## WRITTEN INSTRUCTION
Reproduce from the records below, with no pictures, exactly the lines between the one containing "Reproduce this chart with matplotlib." and the one containing "0.333, 0.308, 0.286, 0.267, 0.25, 0.235, 0.222, 0.21, 0.198]", inclusive.

## EXERCISE INPUTS
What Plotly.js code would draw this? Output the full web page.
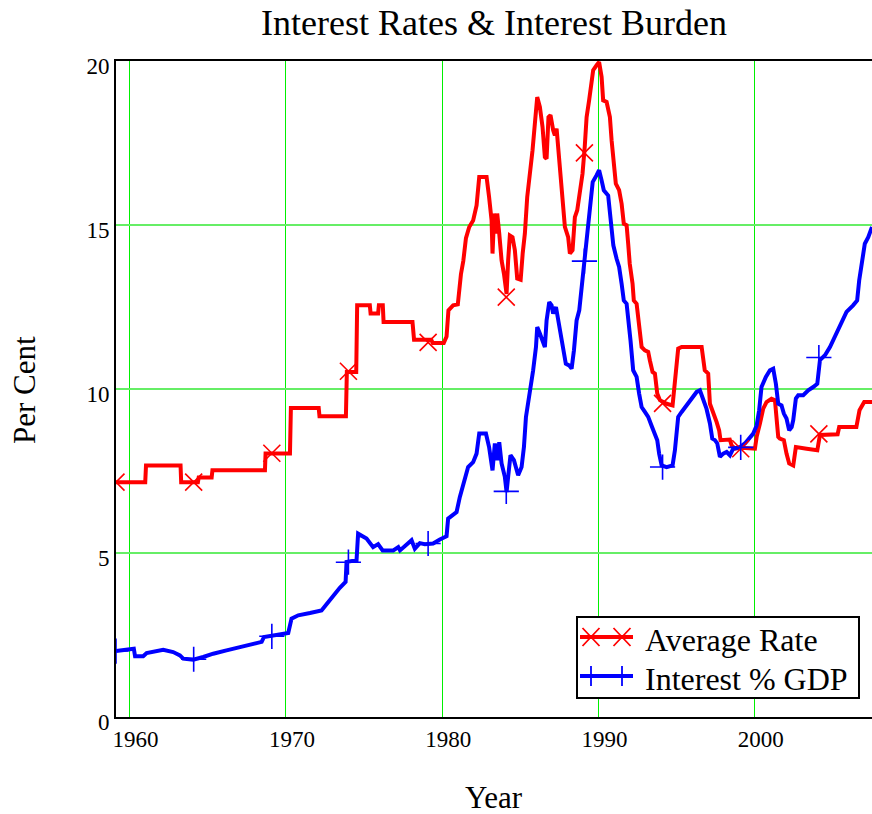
<!DOCTYPE html>
<html>
<head>
<meta charset="utf-8">
<script src="https://cdn.plot.ly/plotly-3.0.1.min.js"></script>
<style>
  html, body { margin: 0; padding: 0; background: #fff; }
  #chart { width: 872px; height: 814px; }
</style>
</head>
<body>
<div id="chart"></div>
<script>
// ---- Data ----
const rateYears = [1959.13,1961.0,1961.05,1963.26,1963.3,1964.37,1964.42,1965.25,1965.3,1968.66,1968.7,1970.26,1970.32,1972.1,1972.15,1973.84,1973.9,1974.5,1974.56,1975.37,1975.42,1975.9,1975.95,1976.2,1976.25,1978.1,1978.2,1979.3,1979.4,1980.1,1980.28,1980.4,1980.7,1981.0,1981.2,1981.35,1981.52,1981.73,1981.98,1982.2,1982.37,1982.84,1983.0,1983.16,1983.22,1983.33,1983.43,1983.52,1983.65,1983.8,1983.95,1984.12,1984.22,1984.33,1984.5,1984.65,1984.8,1985.02,1985.15,1985.29,1985.44,1985.61,1985.78,1985.93,1986.08,1986.25,1986.42,1986.57,1986.68,1986.8,1986.93,1987.1,1987.21,1987.32,1987.49,1987.7,1987.85,1988.06,1988.17,1988.34,1988.49,1988.64,1988.8,1988.98,1989.12,1989.24,1989.4,1989.56,1989.66,1989.88,1990.04,1990.2,1990.3,1990.52,1990.73,1990.84,1990.98,1991.11,1991.32,1991.48,1991.62,1991.8,1991.9,1992.0,1992.18,1992.26,1992.44,1992.6,1992.76,1992.97,1993.18,1993.29,1993.46,1993.61,1993.76,1993.93,1994.36,1994.74,1994.89,1995.1,1995.32,1996.6,1996.8,1997.02,1997.13,1997.34,1997.56,1997.72,1997.81,1998.4,1998.52,1998.73,1999.16,2000.01,2000.12,2000.33,2000.54,2000.75,2001.07,2001.29,2001.39,2001.5,2001.6,2001.86,2002.03,2002.2,2002.46,2002.63,2003.32,2004.0,2004.17,2005.3,2005.4,2006.5,2006.7,2007.0,2007.5];
const rateVals = [7.16,7.16,7.67,7.67,7.16,7.16,7.30,7.30,7.52,7.52,8.03,8.03,9.42,9.42,9.17,9.17,10.52,10.52,12.55,12.55,12.3,12.3,12.55,12.55,12.04,12.04,11.5,11.5,11.4,11.4,11.6,12.4,12.55,12.58,13.5,13.9,14.6,14.94,15.14,15.6,16.46,16.46,15.85,15.14,14.13,15.35,14.74,15.35,14.74,13.92,13.52,12.9,13.92,14.68,14.63,14.23,13.37,13.33,14.13,14.74,15.85,16.52,17.28,18.09,18.9,18.6,17.99,17.07,17.02,18.29,18.35,17.89,17.73,17.94,17.07,15.96,14.94,14.63,14.13,14.23,15.24,15.45,15.96,16.57,17.38,18.29,18.8,19.41,19.72,19.87,19.97,19.51,18.8,18.75,18.29,17.58,16.77,16.26,16.06,15.65,15.04,14.99,14.43,13.82,13.21,12.7,12.6,11.89,11.28,11.18,11.13,10.87,10.52,10.47,9.86,9.66,9.55,9.50,10.16,11.23,11.28,11.28,10.57,10.47,9.55,9.3,8.99,8.74,8.44,8.46,8.28,8.18,8.21,8.18,8.54,8.95,9.4,9.6,9.7,9.66,8.95,8.54,8.49,8.44,8.03,7.73,7.67,8.23,8.18,8.13,8.6,8.62,8.84,8.84,9.35,9.6,9.6];

const gdpYears = [1959.13,1959.8,1960.27,1960.35,1960.87,1961.09,1961.5,1962.15,1962.79,1963.22,1963.43,1964.07,1964.71,1965.35,1966.2,1966.85,1967.7,1968.45,1968.6,1969.3,1970.15,1970.36,1970.79,1971.54,1971.96,1972.28,1972.6,1973.03,1973.45,1973.82,1973.88,1974.52,1974.62,1975.16,1975.58,1975.9,1976.19,1976.87,1977.19,1977.3,1978.04,1978.25,1978.57,1978.89,1979.42,1979.85,1980.28,1980.38,1980.7,1980.92,1981.13,1981.45,1981.66,1981.98,1982.2,1982.37,1982.8,1983.0,1983.22,1983.37,1983.52,1983.65,1983.8,1984.01,1984.12,1984.22,1984.37,1984.59,1984.76,1984.86,1985.08,1985.23,1985.36,1985.5,1985.66,1985.82,1986.0,1986.08,1986.25,1986.42,1986.57,1986.68,1986.85,1987.0,1987.1,1987.28,1987.49,1987.7,1987.91,1988.12,1988.28,1988.43,1988.6,1988.77,1988.92,1989.07,1989.2,1989.34,1989.5,1989.63,1989.88,1990.04,1990.2,1990.34,1990.62,1990.73,1990.84,1990.95,1991.16,1991.32,1991.48,1991.62,1991.8,1991.96,1992.05,1992.22,1992.44,1992.6,1992.76,1992.97,1993.18,1993.39,1993.61,1993.76,1993.88,1994.04,1994.36,1994.74,1994.89,1995.1,1995.32,1995.64,1995.96,1996.28,1996.49,1996.7,1996.91,1997.13,1997.28,1997.45,1997.6,1997.77,1997.98,1998.2,1998.41,1998.62,1999.05,1999.37,1999.65,1999.9,2000.12,2000.28,2000.43,2000.71,2000.97,2001.18,2001.35,2001.5,2001.71,2001.86,2002.03,2002.2,2002.36,2002.46,2002.63,2002.78,2003.1,2003.42,2003.74,2004.0,2004.17,2004.49,2004.81,2005.02,2005.33,2005.55,2005.87,2006.29,2006.55,2006.68,2006.83,2007.04,2007.26,2007.5];
const gdpVals = [2.01,2.05,2.08,1.85,1.85,1.95,1.98,2.05,1.98,1.88,1.78,1.75,1.83,1.93,2.03,2.1,2.19,2.29,2.44,2.49,2.56,3.0,3.1,3.17,3.2,3.25,3.44,3.71,3.94,4.12,4.73,4.78,5.59,5.44,5.18,5.27,5.08,5.08,5.18,5.08,5.39,5.13,5.3,5.27,5.29,5.41,5.51,6.05,6.15,6.25,6.71,7.25,7.62,7.77,8.03,8.64,8.64,8.23,7.52,8.34,7.83,8.38,7.73,7.32,6.86,7.32,7.98,7.83,7.52,7.37,7.62,8.23,9.15,9.55,9.96,10.57,11.28,11.89,11.69,11.48,11.28,12.09,12.65,12.55,12.3,12.5,11.89,11.38,10.77,10.72,10.62,11.18,12.09,12.4,13.11,13.72,14.43,15.14,15.75,16.31,16.52,16.67,16.36,16.06,15.9,15.45,14.84,14.38,13.97,13.72,13.21,12.7,12.6,11.99,11.48,10.57,10.37,9.86,9.45,9.3,9.15,8.89,8.64,8.44,8.03,7.67,7.62,7.67,8.13,9.15,9.3,9.5,9.71,9.91,9.96,9.66,9.4,8.95,8.49,8.44,8.34,7.93,8.03,8.08,7.98,8.18,8.23,8.34,8.49,8.64,8.89,9.35,10.06,10.37,10.57,10.62,10.16,9.55,9.5,9.25,9.1,8.74,8.84,9.05,9.71,9.81,9.81,9.96,10.06,10.16,10.88,11.03,11.28,11.48,11.79,12.04,12.35,12.55,12.7,13.31,13.87,14.43,14.63,14.94];

// symbol positions (every five years)
const markYears = [1959.13,1964.1,1969.1,1974.0,1979.1,1984.1,1989.1,1994.1,1999.1,2004.1];
const rateMarks = [7.16,7.16,8.04,10.54,11.42,12.8,17.2,9.56,8.18,8.63];
const gdpMarks  = [2.01,1.76,2.46,4.72,5.29,6.88,13.9,7.62,8.22,10.96];

const yearTicks = [1960,1970,1980,1990,2000];
const valueTicks = [0,5,10,15,20];
const seriesNames = ['Average Rate','Interest % GDP'];

const FONT = "'Liberation Serif', 'Times New Roman', 'DejaVu Serif', serif";
const RED = '#ff0000', BLUE = '#0000ff';

const traces = [
  {x: rateYears, y: rateVals, type: 'scatter', mode: 'lines',
   line: {color: RED, width: 4}, showlegend: false, hoverinfo: 'skip'},
  {x: gdpYears, y: gdpVals, type: 'scatter', mode: 'lines',
   line: {color: BLUE, width: 4}, showlegend: false, hoverinfo: 'skip'},
  {x: markYears, y: rateMarks, type: 'scatter', mode: 'markers',
   marker: {symbol: 'x-thin', size: 17, color: RED, line: {color: RED, width: 1.6}},
   showlegend: false, hoverinfo: 'skip'},
  {x: markYears, y: gdpMarks, type: 'scatter', mode: 'markers',
   marker: {symbol: 'cross-thin', size: 18, color: BLUE, line: {color: BLUE, width: 1.6}},
   showlegend: false, hoverinfo: 'skip'}
];

// ---- Hand-built legend box (plot area: left 116px, right 872px, top 61px, bottom 717px) ----
const PL = 116, PW = 756, PB = 717, PH = 656;
const px = v => (v - PL) / PW;
const py = v => (PB - v) / PH;
const legendRows = [
  {name: seriesNames[0], color: RED, lineY: 637, textY: 640, sym: 'x'},
  {name: seriesNames[1], color: BLUE, lineY: 676, textY: 679, sym: '+'}
];
const shapes = [
  {type: 'rect', xref: 'paper', yref: 'paper', x0: px(577), x1: px(859), y0: py(698), y1: py(617),
   line: {color: '#000', width: 2}, fillcolor: '#ffffff', layer: 'above'}
];
const annotations = [
  {text: 'Per Cent', xref: 'paper', yref: 'paper', x: px(25), y: py(390),
   xanchor: 'center', yanchor: 'middle', textangle: -90, showarrow: false,
   font: {family: FONT, size: 31, color: '#000'}},
  {text: 'Year', xref: 'paper', yref: 'paper', x: px(494), y: py(797),
   xanchor: 'center', yanchor: 'middle', showarrow: false,
   font: {family: FONT, size: 31, color: '#000'}}
];
legendRows.forEach(r => {
  shapes.push({type: 'line', xref: 'paper', yref: 'paper', x0: px(580), x1: px(633),
               y0: py(r.lineY), y1: py(r.lineY), line: {color: r.color, width: 4}, layer: 'above'});
  [591, 622].forEach(cx => {
    const path = r.sym === 'x' ? 'M-8.5,-9L8.5,9M-8.5,9L8.5,-9' : 'M0,-10L0,10';
    shapes.push({type: 'path', xref: 'paper', yref: 'paper', xsizemode: 'pixel', ysizemode: 'pixel',
                 xanchor: px(cx), yanchor: py(r.lineY), path: path,
                 line: {color: r.color, width: 1.8}, layer: 'above'});
  });
  annotations.push({text: r.name, xref: 'paper', yref: 'paper', x: px(643), y: py(r.textY),
                    xanchor: 'left', yanchor: 'middle', showarrow: false,
                    font: {family: FONT, size: 32, color: '#000'}});
});

const layout = {
  width: 872, height: 814,
  margin: {l: 116, r: 0, t: 61, b: 97, pad: 0},
  paper_bgcolor: '#ffffff', plot_bgcolor: '#ffffff',
  font: {family: FONT, color: '#000', size: 23},
  title: {text: 'Interest Rates & Interest Burden', font: {family: FONT, size: 36, color: '#000'},
          x: 0.5, xref: 'paper', xanchor: 'center', y: 0.973, yref: 'container', yanchor: 'middle'},
  xaxis: {
    range: [1959.13, 2007.5], tickvals: yearTicks, ticktext: yearTicks.map(String),
    showgrid: true, gridcolor: '#00f000', gridwidth: 1,
    showline: true, linecolor: '#000', linewidth: 2, mirror: true,
    ticks: '', zeroline: false, tickfont: {family: FONT, size: 23, color: '#000'},
    ticklabelshift: 6
  },
  yaxis: {
    range: [0, 20], tickvals: valueTicks, ticktext: valueTicks.map(String),
    showgrid: true, gridcolor: '#66ee66', gridwidth: 2,
    showline: true, linecolor: '#000', linewidth: 2,
    ticks: '', zeroline: false, tickfont: {family: FONT, size: 23, color: '#000'},
    ticklabelshift: 5
  },
  showlegend: false,
  shapes: shapes,
  annotations: annotations,
  hovermode: false
};

Plotly.newPlot('chart', traces, layout, {displayModeBar: false, staticPlot: true});
</script>
</body>
</html>
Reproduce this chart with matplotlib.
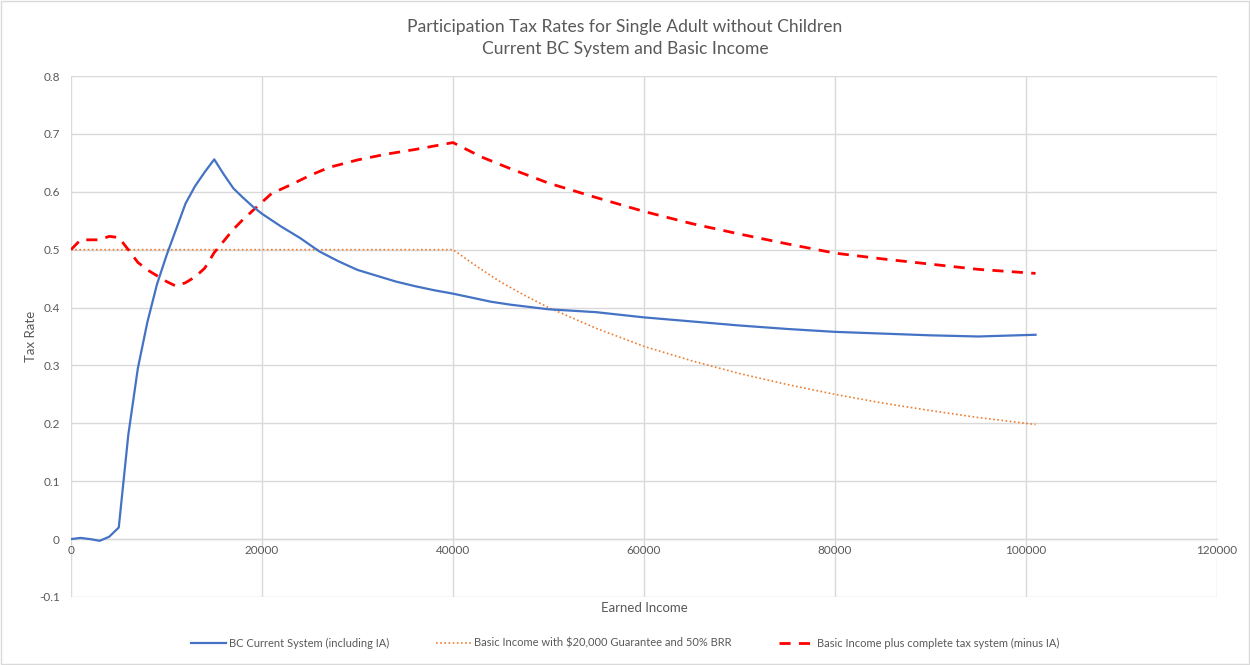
import matplotlib
matplotlib.use("Agg")
import matplotlib.pyplot as plt
from matplotlib.patches import Rectangle

plt.rcParams['font.family'] = ['Lato', 'DejaVu Sans']

# Earned income sample points and participation tax rates
bc_income = [0, 1000, 2000, 3000, 4000, 5000, 6000, 7000, 8000, 9000, 10000,
             11000, 12000, 13000, 14000, 15000, 16000, 17000, 18000, 19000, 20000,
             22000, 24000, 26000, 28000, 30000, 32000, 34000, 36000, 38000, 40000,
             42000, 44000, 46000, 48000, 50000, 55000, 60000, 65000, 70000, 75000,
             80000, 85000, 90000, 95000, 101000]
bc_rate = [0.0, 0.002, 0.0, -0.003, 0.004, 0.02, 0.18, 0.295, 0.375, 0.44, 0.49,
           0.535, 0.58, 0.61, 0.634, 0.656, 0.63, 0.606, 0.59, 0.575, 0.562,
           0.54, 0.52, 0.497, 0.48, 0.465, 0.455, 0.445, 0.437, 0.43, 0.424,
           0.417, 0.41, 0.405, 0.401, 0.397, 0.392, 0.383, 0.376, 0.369, 0.363,
           0.358, 0.355, 0.352, 0.350, 0.353]

bi_income = [0, 10000, 20000, 30000, 40000, 42500, 45000, 47500, 50000, 55000,
             60000, 65000, 70000, 75000, 80000, 85000, 90000, 95000, 101000]
bi_rate = [0.5, 0.5, 0.5, 0.5, 0.5, 0.471, 0.444, 0.421, 0.4, 0.364,
           0.333, 0.308, 0.286, 0.267, 0.25, 0.235, 0.222, 0.21, 0.198]

bit_income = [0, 1000, 2000, 3000, 4000, 5000, 6000, 7000, 8000, 9000, 10000,
              11000, 12000, 13000, 14000, 15000, 16000, 17000, 18000, 19000, 20000,
              21000, 23000, 25000, 27000, 30000, 33000, 36000, 40000, 43000, 46000,
              50000, 55000, 60000, 65000, 70000, 75000, 80000, 85000, 90000, 95000,
              101000]
bit_rate = [0.5, 0.517, 0.517, 0.517, 0.523, 0.521, 0.5, 0.478, 0.465, 0.455, 0.445,
            0.437, 0.443, 0.453, 0.468, 0.495, 0.515, 0.535, 0.552, 0.567, 0.582,
            0.597, 0.612, 0.628, 0.642, 0.655, 0.665, 0.673, 0.685, 0.66, 0.64,
            0.615, 0.59, 0.566, 0.545, 0.527, 0.51, 0.494, 0.484, 0.475, 0.466,
            0.459]

x_ticks = [0, 20000, 40000, 60000, 80000, 100000, 120000]
y_ticks = [-0.1, 0, 0.1, 0.2, 0.3, 0.4, 0.5, 0.6, 0.7, 0.8]

TEXT = '#595959'
GRID = '#d9d9d9'

fig = plt.figure(figsize=(12.5, 6.65), dpi=100)
fig.patches.append(Rectangle((0.001, 0.002), 0.998, 0.996, transform=fig.transFigure,
                             fill=False, edgecolor='#d9d9d9', linewidth=1.0))
ax = fig.add_axes([0.0568, 0.1023, 0.9168, 0.7834])

ax.plot(bc_income, bc_rate, color='#4472C4', lw=1.6,
        label='BC Current System (including IA)', zorder=4)
ax.plot(bi_income, bi_rate, color='#ED7D31', lw=1.2, linestyle=(0, (1, 1.5)),
        label='Basic Income with $20,000 Guarantee and 50% BRR', zorder=3)
ax.plot(bit_income, bit_rate, color='#FF0000', lw=2.0, linestyle=(0, (4, 3)),
        label='Basic Income plus complete tax system (minus IA)', zorder=3)

ax.set_xlim(0, 120000)
ax.set_ylim(-0.1, 0.8)
ax.set_xticks(x_ticks)
ax.set_xticklabels([str(v) for v in x_ticks])
ax.set_yticks(y_ticks)
ax.set_yticklabels(['-0.1', '0', '0.1', '0.2', '0.3', '0.4', '0.5', '0.6', '0.7', '0.8'])
ax.grid(True, color=GRID, linewidth=1.0)
ax.set_axisbelow(True)
for side in ['top', 'right', 'left']:
    ax.spines[side].set_visible(False)
ax.spines['bottom'].set_position(('data', 0))
ax.spines['bottom'].set_color(GRID)
ax.spines['bottom'].set_linewidth(1.0)
ax.tick_params(axis='both', length=0, colors=TEXT, labelsize=8.5)
ax.tick_params(axis='x', pad=4)
ax.tick_params(axis='y', pad=8)

ax.set_xlabel('Earned Income', color=TEXT, fontsize=9.5, labelpad=0)
ax.xaxis.set_label_coords(0.5, -0.009)
ax.set_ylabel('Tax Rate', color=TEXT, fontsize=9.5)
ax.yaxis.set_label_coords(-0.03, 0.5)

fig.text(0.5, 0.959, 'Participation Tax Rates for Single Adult without Children',
         ha='center', va='center', color=TEXT, fontsize=12.6)
fig.text(0.5, 0.926, 'Current BC System and Basic Income',
         ha='center', va='center', color=TEXT, fontsize=12.6)

leg = fig.legend(loc='center', bbox_to_anchor=(0.5, 0.033), ncol=3, frameon=False,
                 fontsize=8, handlelength=3.2, handletextpad=0.25, columnspacing=4.2)
for t in leg.get_texts():
    t.set_color(TEXT)

fig.savefig('out.png', dpi=100)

## WORKED SOLUTION
Reproduce this chart with matplotlib.
import matplotlib
matplotlib.use("Agg")
import matplotlib.pyplot as plt
from matplotlib.patches import Rectangle

plt.rcParams['font.family'] = ['Lato', 'DejaVu Sans']

# Earned income sample points and participation tax rates
bc_income = [0, 1000, 2000, 3000, 4000, 5000, 6000, 7000, 8000, 9000, 10000,
             11000, 12000, 13000, 14000, 15000, 16000, 17000, 18000, 19000, 20000,
             22000, 24000, 26000, 28000, 30000, 32000, 34000, 36000, 38000, 40000,
             42000, 44000, 46000, 48000, 50000, 55000, 60000, 65000, 70000, 75000,
             80000, 85000, 90000, 95000, 101000]
bc_rate = [0.0, 0.002, 0.0, -0.003, 0.004, 0.02, 0.18, 0.295, 0.375, 0.44, 0.49,
           0.535, 0.58, 0.61, 0.634, 0.656, 0.63, 0.606, 0.59, 0.575, 0.562,
           0.54, 0.52, 0.497, 0.48, 0.465, 0.455, 0.445, 0.437, 0.43, 0.424,
           0.417, 0.41, 0.405, 0.401, 0.397, 0.392, 0.383, 0.376, 0.369, 0.363,
           0.358, 0.355, 0.352, 0.350, 0.353]

bi_income = [0, 10000, 20000, 30000, 40000, 42500, 45000, 47500, 50000, 55000,
             60000, 65000, 70000, 75000, 80000, 85000, 90000, 95000, 101000]
bi_rate = [0.5, 0.5, 0.5, 0.5, 0.5, 0.471, 0.444, 0.421, 0.4, 0.364,
           0.333, 0.308, 0.286, 0.267, 0.25, 0.235, 0.222, 0.21, 0.198]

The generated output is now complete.